Далекая Радуга — это планета. Наше Солнце видно с нее как крохотная звездочка. Да, Радуга очень далека от Земли, той обжитой, зеленой Земли, на которой люди давно и прочно счастливы в наступившую Эпоху Всеобщего Разума. Но на Радуге живут новые земляне — любопытные и неукротимые в своем риске и поиске люди. Экспериментаторы. Физики. Мыслители. Разведчики и пролагатели новых путей в науке.
И вот на далекой Радуге происходит трагедия: поставленный физиками в масштабе всей планеты рискованный опыт дает неожиданный и не поддающийся управлению результат. Возникает Волна вырожденной материи, которая со страшной скоростью движется по планете, уничтожая на ней все живое. Люди вынуждены отступить перед делом собственных рук. И выхода нет…
Страшно, конечно. Но все происходящее — это высокая трагедия человечества на вечном пути к познанию. И в огне этой трагедии, очищаясь от всего случайного, от бытовых жизненных мелочей, от шелухи повседневности, проверяется и предстает перед нами великий характер человека будущего.

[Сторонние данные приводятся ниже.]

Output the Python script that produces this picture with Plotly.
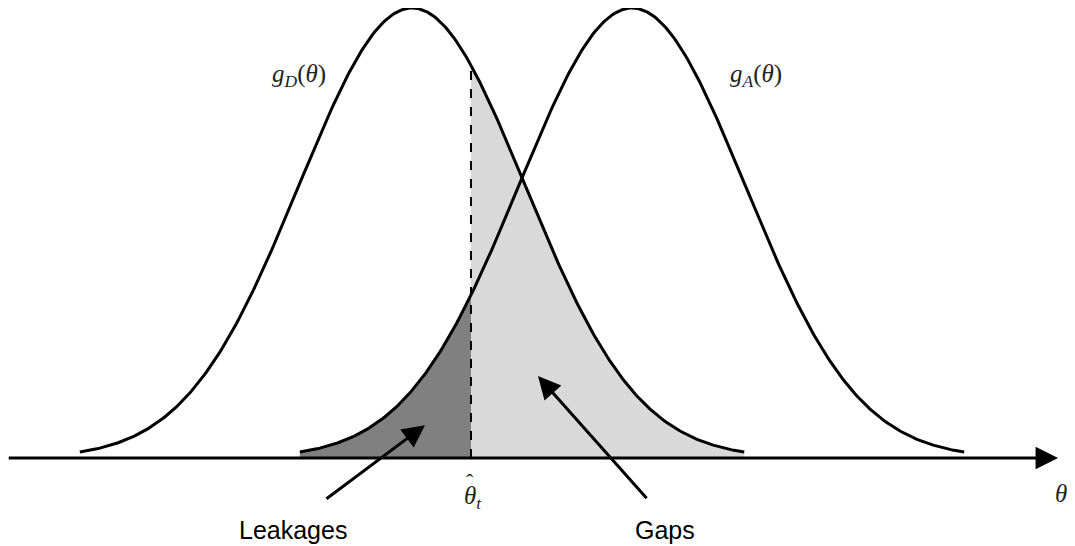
import numpy as np
import plotly.graph_objects as go

# Curve parameters (theta units, peak height normalised to 1)
mu_leak = -1.0        # centre of g_D
mu_attack = 1.0       # centre of g_A
sigma = 1.027
half_span = 3.02      # curves drawn from mu - half_span to mu + half_span
theta_t = -0.464      # threshold (dashed line)

curve_names = ['g_D', 'g_A']
curve_labels = ['<i>g</i><sub><i>D</i></sub>(<i>θ</i>)', '<i>g</i><sub><i>A</i></sub>(<i>θ</i>)']
curve_label_pos = [(-2.027, 0.851), (2.127, 0.851)]

region_labels = ['Leakages', 'Gaps']
region_label_pos = [(-2.082, -0.16), (1.30, -0.16)]
region_arrow_tail = [(-1.791, -0.093), (1.145, -0.093)]
region_arrow_head = [(-0.882, 0.073), (0.145, 0.182)]


def gauss(x, mu):
    return np.exp(-(x - mu) ** 2 / (2 * sigma ** 2))


fig = go.Figure()

# dark region: under g_A left of threshold
xa = np.linspace(mu_attack - half_span, theta_t, 200)
fig.add_trace(go.Scatter(x=np.r_[xa, theta_t, xa[0]], y=np.r_[gauss(xa, mu_attack), 0, 0],
                         fill='toself', fillcolor='#808080', line=dict(width=0),
                         mode='lines', hoverinfo='skip', showlegend=False))

# light region: under g_D right of threshold
xd = np.linspace(theta_t, mu_leak + half_span, 300)
fig.add_trace(go.Scatter(x=np.r_[xd, xd[-1], theta_t], y=np.r_[gauss(xd, mu_leak), 0, 0],
                         fill='toself', fillcolor='#d9d9d9', line=dict(width=0),
                         mode='lines', hoverinfo='skip', showlegend=False))

# the two curves
for name, mu in zip(curve_names, [mu_leak, mu_attack]):
    xs = np.linspace(mu - half_span, mu + half_span, 400)
    fig.add_trace(go.Scatter(x=xs, y=gauss(xs, mu), mode='lines', name=name,
                             line=dict(color='black', width=3), showlegend=False))

# dashed threshold line
fig.add_trace(go.Scatter(x=[theta_t, theta_t], y=[0, gauss(theta_t, mu_leak)], mode='lines',
                         line=dict(color='black', width=2, dash='dash'), showlegend=False))

# horizontal axis with arrow
fig.add_annotation(x=4.873, y=0, ax=-4.68, ay=0, xref='x', yref='y', axref='x', ayref='y',
                   text='', showarrow=True, arrowhead=2, arrowsize=1.5, arrowwidth=3,
                   arrowcolor='black')

for (tx, ty), (hx, hy) in zip(region_arrow_tail, region_arrow_head):
    fig.add_annotation(x=hx, y=hy, ax=tx, ay=ty, xref='x', yref='y', axref='x', ayref='y',
                       text='', showarrow=True, arrowhead=2, arrowsize=1.5, arrowwidth=3,
                       arrowcolor='black')

math_font = dict(family='Liberation Serif', size=25, color='#222222')
for lab, (lx, ly) in zip(curve_labels, curve_label_pos):
    fig.add_annotation(x=lx, y=ly, text=lab, showarrow=False, font=math_font)

# threshold label: theta with a hat and subscript t
fig.add_annotation(x=-0.445, y=-0.087, text='<i>θ</i><sub><i>t</i></sub>',
                   showarrow=False, font=math_font)
fig.add_annotation(x=-0.475, y=-0.052, text='ˆ', showarrow=False,
                   font=dict(family='Liberation Serif', size=22, color='#222222'))
fig.add_annotation(x=4.90, y=-0.08, text='<i>θ</i>', showarrow=False, font=math_font)

for lab, (lx, ly) in zip(region_labels, region_label_pos):
    fig.add_annotation(x=lx, y=ly, text=lab, showarrow=False,
                       font=dict(family='Liberation Sans', size=25, color='black'))

# page has an 8px body margin: figure is made 8px smaller so it fits the window
fig.update_xaxes(range=[-4.673, 5.027], visible=False)
fig.update_yaxes(range=[-0.1956, 1.0], visible=False)
fig.update_layout(width=1067, height=538, margin=dict(l=0, r=0, t=0, b=0),
                  paper_bgcolor='white', plot_bgcolor='white')

fig.write_html("out.html")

Каков он, этот человек будущего?
Вот как говорят о самом главном за три часа до трагической гибели два человека: ученый-физик и командир звездолета. Ученый:
— Самое ценное на Радуге — это наш труд. Мы отдали науке всю жизнь, всю любовь и все лучшее, что есть у нас. И то, что мы создали, принадлежит уже не нам.
Капитан звездолета:
— Самое ценное, что у нас есть, — это будущее. Наше будущее — это дети. И нужно быть справедливыми. Жизнь прекрасна, и мы все уже знаем это. А дети еще этого не знают.

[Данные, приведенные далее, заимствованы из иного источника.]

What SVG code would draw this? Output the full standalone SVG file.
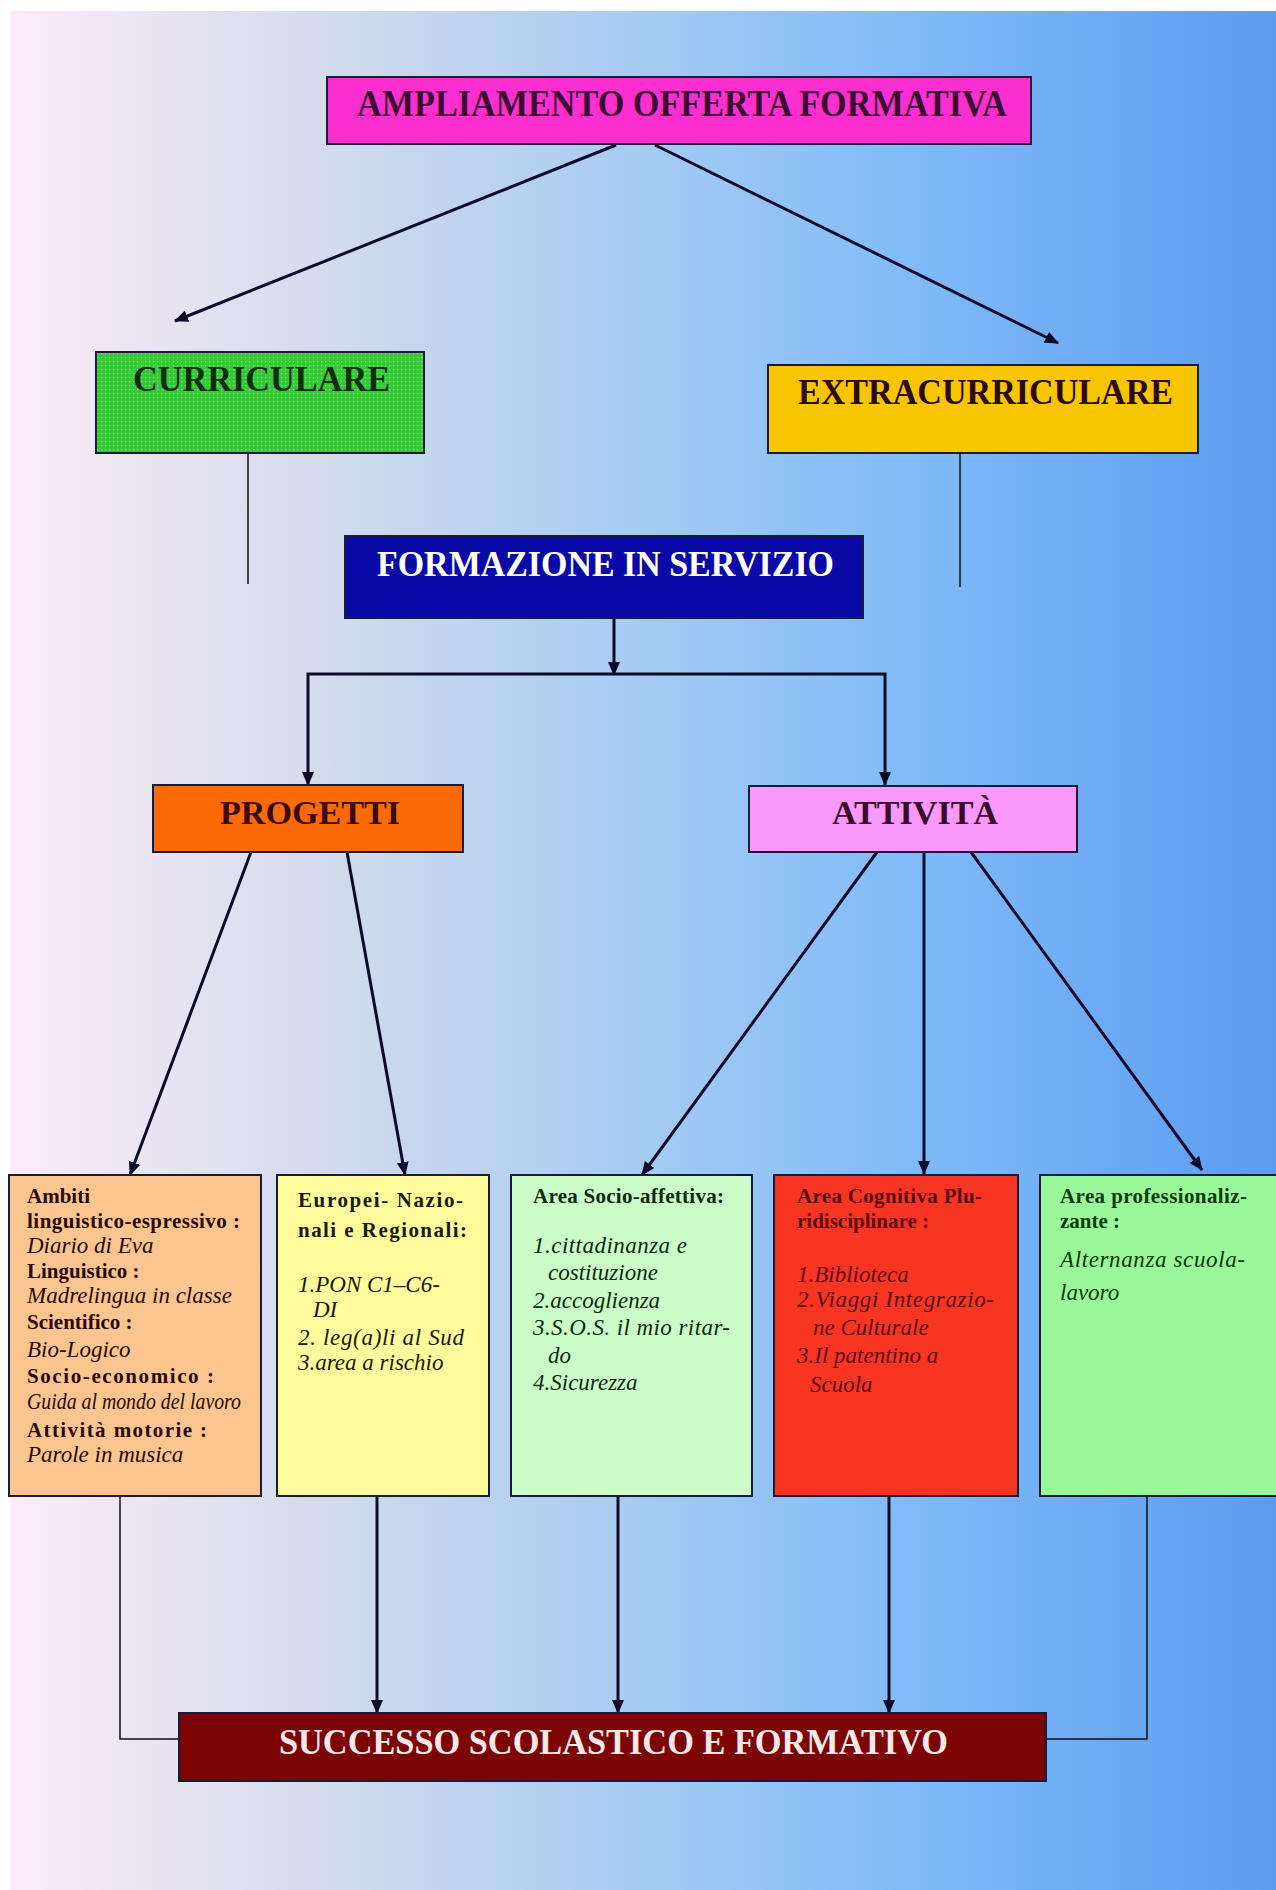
<svg xmlns="http://www.w3.org/2000/svg" width="1276" height="1890" viewBox="0 0 1276 1890">
<defs>
<linearGradient id="bg" x1="0" y1="0" x2="1" y2="0">
<stop offset="0" stop-color="#fcecf8"/>
<stop offset="0.25" stop-color="#d3dbec"/>
<stop offset="0.5" stop-color="#a5cbf2"/>
<stop offset="0.7" stop-color="#82bcf8"/>
<stop offset="1" stop-color="#5c9bf0"/>
</linearGradient>
<pattern id="dots" width="4" height="4" patternUnits="userSpaceOnUse">
<rect width="4" height="4" fill="#36c936"/>
<rect x="1" y="1" width="1.3" height="1.3" fill="#7fe07f"/>
</pattern>
<marker id="ah" markerUnits="userSpaceOnUse" markerWidth="14" markerHeight="12" refX="13" refY="6" orient="auto">
<path d="M0,0 L14,6 L0,12 z" fill="#0c0c2a"/>
</marker>
<style>
.box{stroke:#1a1a3a;stroke-width:2}
.t{font-family:"Liberation Serif","Times New Roman",serif;font-weight:bold}
.b{font-family:"Liberation Serif","Times New Roman",serif;font-weight:bold;font-size:21px}
.i{font-family:"Liberation Serif","Times New Roman",serif;font-style:italic;font-size:23px}
.thin{stroke:#111;stroke-width:1.5;fill:none}
.thick{stroke:#0c0c2a;stroke-width:3;fill:none}
</style>
</defs>
<rect x="0" y="0" width="1276" height="1890" fill="#ffffff"/>
<rect x="10" y="11" width="1266" height="1879" fill="url(#bg)"/>

<g id="connectors">
<line class="thick" x1="616" y1="145" x2="175" y2="321" marker-end="url(#ah)"/>
<line class="thick" x1="655" y1="145" x2="1058" y2="343" marker-end="url(#ah)"/>
<line class="thin" x1="248" y1="454" x2="248" y2="584"/>
<line class="thin" x1="960" y1="454" x2="960" y2="587"/>
<line class="thick" x1="614" y1="618" x2="614" y2="675" marker-end="url(#ah)"/>
<path class="thick" d="M614,674 H308 V785" marker-end="url(#ah)"/>
<path class="thick" d="M614,674 H885 V785" marker-end="url(#ah)"/>
<line class="thick" x1="251" y1="852" x2="130" y2="1175" marker-end="url(#ah)"/>
<line class="thick" x1="347" y1="852" x2="405" y2="1175" marker-end="url(#ah)"/>
<line class="thick" x1="877" y1="852" x2="642" y2="1175" marker-end="url(#ah)"/>
<line class="thick" x1="924" y1="852" x2="924" y2="1174" marker-end="url(#ah)"/>
<line class="thick" x1="971" y1="852" x2="1202" y2="1170" marker-end="url(#ah)"/>
<polyline class="thin" points="120,1496 120,1739 179,1739"/>
<polyline class="thin" points="1147,1496 1147,1739 1046,1739"/>
<line class="thick" x1="377" y1="1496" x2="377" y2="1713" marker-end="url(#ah)"/>
<line class="thick" x1="618" y1="1496" x2="618" y2="1713" marker-end="url(#ah)"/>
<line class="thick" x1="889" y1="1496" x2="889" y2="1713" marker-end="url(#ah)"/>
</g>

<g id="ampliamento">
<rect class="box" x="327" y="77" width="704" height="67" fill="#fb2fd0"/>
<text class="t" x="357" y="116" font-size="38" fill="#3a0a30" textLength="650" lengthAdjust="spacingAndGlyphs">AMPLIAMENTO OFFERTA FORMATIVA</text>
</g>

<g id="curriculare">
<rect class="box" x="96" y="352" width="328" height="101" fill="url(#dots)"/>
<text class="t" x="133" y="391" font-size="35" fill="#0a300a" textLength="257" lengthAdjust="spacingAndGlyphs">CURRICULARE</text>
</g>

<g id="extracurriculare">
<rect class="box" x="768" y="365" width="430" height="88" fill="#f8c600"/>
<text class="t" x="798" y="404" font-size="36" fill="#2a0a0a" textLength="375" lengthAdjust="spacingAndGlyphs">EXTRACURRICULARE</text>
</g>

<g id="formazione">
<rect class="box" x="345" y="536" width="518" height="82" fill="#0a0aa6"/>
<text class="t" x="377" y="576" font-size="36" fill="#ffffff" textLength="457" lengthAdjust="spacingAndGlyphs">FORMAZIONE IN SERVIZIO</text>
</g>

<g id="progetti">
<rect class="box" x="153" y="785" width="310" height="67" fill="#fc6a08"/>
<text class="t" x="220" y="824" font-size="34" fill="#3a0a00" textLength="180" lengthAdjust="spacingAndGlyphs">PROGETTI</text>
</g>

<g id="attivita">
<rect class="box" x="749" y="786" width="328" height="66" fill="#fb98fb"/>
<text class="t" x="832" y="824" font-size="34" fill="#3a0a2a" textLength="166" lengthAdjust="spacingAndGlyphs">ATTIVITÀ</text>
</g>

<g id="ambiti">
<rect class="box" x="9" y="1175" width="252" height="321" fill="#fbc590"/>
<g fill="#2a0a00">
<text class="b" x="27" y="1203" font-size="22px">Ambiti</text>
<text class="b" x="27" y="1228" font-size="22px" textLength="213" lengthAdjust="spacing">linguistico-espressivo :</text>
<text class="i" x="27" y="1253" font-size="19px">Diario di Eva</text>
<text class="b" x="27" y="1278" font-size="22px">Linguistico :</text>
<text class="i" x="27" y="1303" font-size="19px">Madrelingua in classe</text>
<text class="b" x="27" y="1329" font-size="22px">Scientifico :</text>
<text class="i" x="27" y="1357" font-size="19px">Bio-Logico</text>
<text class="b" x="27" y="1383" font-size="22px" textLength="187" lengthAdjust="spacing">Socio-economico :</text>
<text class="i" x="27" y="1409" font-size="17px" textLength="214" lengthAdjust="spacingAndGlyphs">Guida al mondo del lavoro</text>
<text class="b" x="27" y="1437" font-size="22px" textLength="180" lengthAdjust="spacing">Attività motorie :</text>
<text class="i" x="27" y="1462" font-size="19px">Parole in musica</text>
</g>
</g>

<g id="europei">
<rect class="box" x="277" y="1175" width="212" height="321" fill="#fdfb9c"/>
<g fill="#1a1a00">
<text class="b" x="298" y="1207" font-size="23.5px" textLength="165" lengthAdjust="spacing">Europei- Nazio-</text>
<text class="b" x="298" y="1237" font-size="23.5px" textLength="169" lengthAdjust="spacing">nali e Regionali:</text>
<text class="i" x="298" y="1292" font-size="23.5px">1.PON C1–C6-</text>
<text class="i" x="313" y="1317" font-size="23.5px">DI</text>
<text class="i" x="298" y="1345" font-size="23.5px" textLength="166" lengthAdjust="spacing">2. leg(a)li al Sud</text>
<text class="i" x="298" y="1370" font-size="23.5px">3.area a rischio</text>
</g>
</g>

<g id="socio-affettiva">
<rect class="box" x="511" y="1175" width="241" height="321" fill="#ccfcc8"/>
<g fill="#0a2a0a">
<text class="b" x="533" y="1203" textLength="191" lengthAdjust="spacing">Area Socio-affettiva:</text>
<text class="i" x="533" y="1253" textLength="154" lengthAdjust="spacing">1.cittadinanza e</text>
<text class="i" x="548" y="1280">costituzione</text>
<text class="i" x="533" y="1308">2.accoglienza</text>
<text class="i" x="533" y="1335" textLength="197" lengthAdjust="spacing">3.S.O.S. il mio ritar-</text>
<text class="i" x="548" y="1363">do</text>
<text class="i" x="533" y="1390">4.Sicurezza</text>
</g>
</g>

<g id="cognitiva">
<rect class="box" x="774" y="1175" width="244" height="321" fill="#f83522" stroke="#3a1060"/>
<g fill="#5a0808">
<text class="b" x="797" y="1203" textLength="185" lengthAdjust="spacing">Area Cognitiva Plu-</text>
<text class="b" x="797" y="1228">ridisciplinare :</text>
<text class="i" x="797" y="1282">1.Biblioteca</text>
<text class="i" x="797" y="1307" textLength="197" lengthAdjust="spacing">2.Viaggi Integrazio-</text>
<text class="i" x="813" y="1335">ne Culturale</text>
<text class="i" x="797" y="1363">3.Il patentino a</text>
<text class="i" x="810" y="1392">Scuola</text>
</g>
</g>

<g id="professionalizzante">
<rect class="box" x="1040" y="1175" width="240" height="321" fill="#9af89a"/>
<g fill="#063a06">
<text class="b" x="1060" y="1203" textLength="187" lengthAdjust="spacing">Area professionaliz-</text>
<text class="b" x="1060" y="1228">zante :</text>
<text class="i" x="1060" y="1267" textLength="185" lengthAdjust="spacing">Alternanza scuola-</text>
<text class="i" x="1060" y="1300">lavoro</text>
</g>
</g>

<g id="successo">
<rect class="box" x="179" y="1713" width="867" height="68" fill="#7c0404"/>
<text class="t" x="279" y="1754" font-size="35" fill="#fde8ea" textLength="669" lengthAdjust="spacingAndGlyphs">SUCCESSO SCOLASTICO E FORMATIVO</text>
</g>
</svg>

— Вот и всё, — сказал кто-то в толпе. — И правильно…
И писатели показывают нам массовый, коллективный подвиг, подвиг перед лицом смерти во имя жизни, величие человеческого духа. Люди с далекой Радуги спасают детей и данные научных исследований, отправляя их на Землю на единственном небольшом звездолете. Ведь звездолет не может взять всех… И капитан его отказывается от своего места — ради детей…
То, за что в наши дни удостаивают звания Героя, — проявление высшего героизма лучших из людей, — тогда станет общечеловеческой нормой. Вот какая мысль, на мой взгляд, главная и этой книге.